Alice chose the maple cookies and brought them by on the evening of Boxing Day, along with lemon biscotti, anise biscotti and stamped gingerbread that she had made. After she had gone, I opened the boxes to look. I found small maple stars, at least a quarter-inch thick, bearing marks of flour, sans decorative sugar. You could stack four of our cookies in the space of one of hers.
The flavor of the maple cookies was good, but, alas, they were not our cookies, rolled so thin as to be almost translucent. The lemon biscotti, however, were delicious. I might ask Alice for the recipe.

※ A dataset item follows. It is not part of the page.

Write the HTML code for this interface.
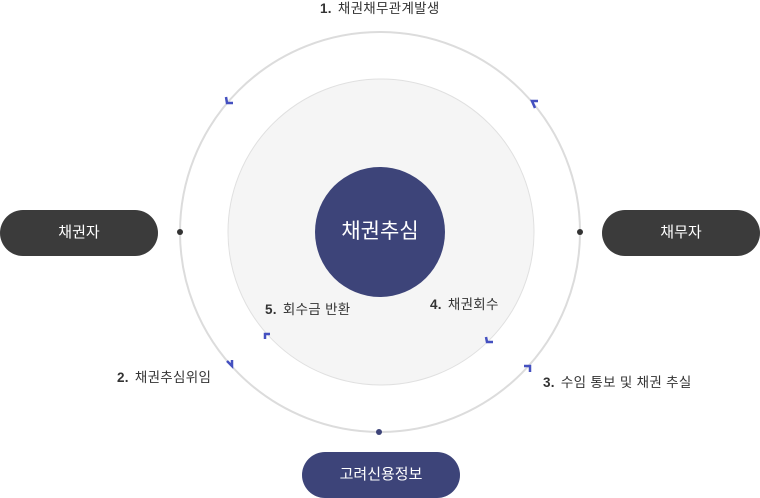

After sampling Alice’s cookies and Peg’s cookies and Kate’s cookies, I realized that our Christmas cookies, which I have always loved, are truly special. Other people make thick cookies, doughy cookies, under-baked cookies, when they make cookies with cookie cutters. Some of them apply white icing. I have not tasted a single cookie this season like our cookies.
In the past, only two people have come to bake Christmas cookies with me. The woman who is now my brother’s wife came to learn to bake them, spent a long afternoon with me in San Leandro cutting and decorating one year. She never came again. And an old friend came to take part in the holiday cookie marathon. She enjoyed decorating cookies with colored sugar, but soon suggested we abandon the project and walk to the mall instead. “This is a lot of work,” she said.
Indeed. A more recent friend suggested that I develop a sideline in baking cookies. “I would buy them,” she said.
“Too much work,” I responded, “I would never do production baking.”
At my current age of sixty-five, it probably takes me two days to make the four main cookie doughs and perhaps another two or three days to roll, cut, decorate and bake three kinds of cookies, plus a half-day to ice the pfefferneusse. It is a lot of work, special to the Christmas season: I only make these cookies once a year in a year when I have time to bake. I enjoy baking them and baking them tires me: once a year is enough, but I miss them in years when I don’t make them. Sometimes I pack up tins of them to send to friends or send them home with Christmas dinner guests.
I don’t know whether I’ll get even the pfefferneusse made this year. Yesterday I made homemade noodles and cloverleaf yeast rolls. I have not made any Christmas pie yet (twelve days remember) and I still have to bake my Mom an elaborate lemon-filled coconut cake for her 94th birthday. I’ll make Christmas cookies again though in some less busy year because their absence has taught me how unique and wonderful they are.